Vivement un référendum sur le Frexit pour quitter l’UERSS, cette dictature insensée.
Excellent!
Si seulement nos politiques étaient suffisamment intelligents pour lire cet article et tenir compte des avis de Personnes (comme ce Monsieur) qui aiment réellement ce pays, on n’en serait pas là…
Bien sur que l’on peut l’arreter tout en restant dans l’union européenne (c’est ce que fait -entre autre- le Portugal)
CE: 31 Janvier 2024, nous venons d’assister à » LA RAFLE DE RUNGIS « , L’histoire se souviendra,
frexit et vite
https://youtu.be/4mL0SVWTiyo?feature=shared
TV Liberte/ interview Asselineau pour ceux que ça interesse.

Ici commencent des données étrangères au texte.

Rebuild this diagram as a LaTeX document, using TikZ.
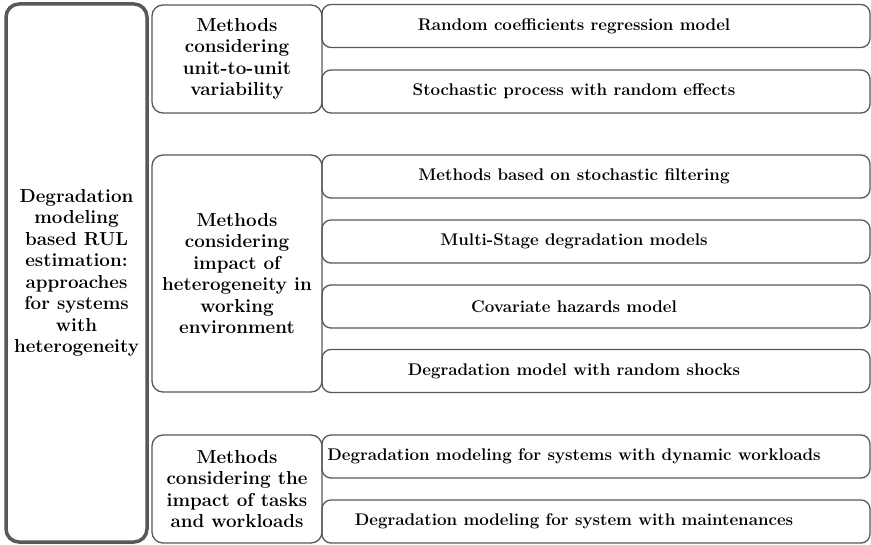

Tout y passe ; agriculture, attal, thierry breton, la hyene etc
Il faut créer une Europe fédérale avec la Russie ou chaque pays fera en son âme et conscience d’efficacité pour son pays, les choix sociaux avec 30% de charges sociales en moins, autant que 30% de salaire en plus. Avoir une économie d’importation en fonction des besoins puisque on produit chez nous. Donc inutile de faire parcourir des milliers de kilomètres a des denrées que nous avons chez nous. Dans les produits manufacturés venant d’Asie de Chine d’Inde il faut redevenir compétitif. C’est bien beau de le dire et l’écrire encore faut-il des financements et un vouloir politique qui est à la solde des USA via l’Europe et ses dirigeants imposés. La Russie a demandé 3 fois de partager l’espace économique européen, refusé par les USA en faillite avec près de 50’000 milliards de dettes insolvables. Le comble d’être commandé par un pays qui n’a rien à faire et décider en Europe, ou de faire des guerres contre la Russie pour le gaz et pétrole. Enfin l’Allemagne et la France pleurent mais ont choisi leurs camps l’Oncle Sam qui de fait détruit l’Allemagne et la France en dictature démocratique, en faisant sauter nord stream 1 et 2 le comble du terrorisme d’état des USA comme toujours.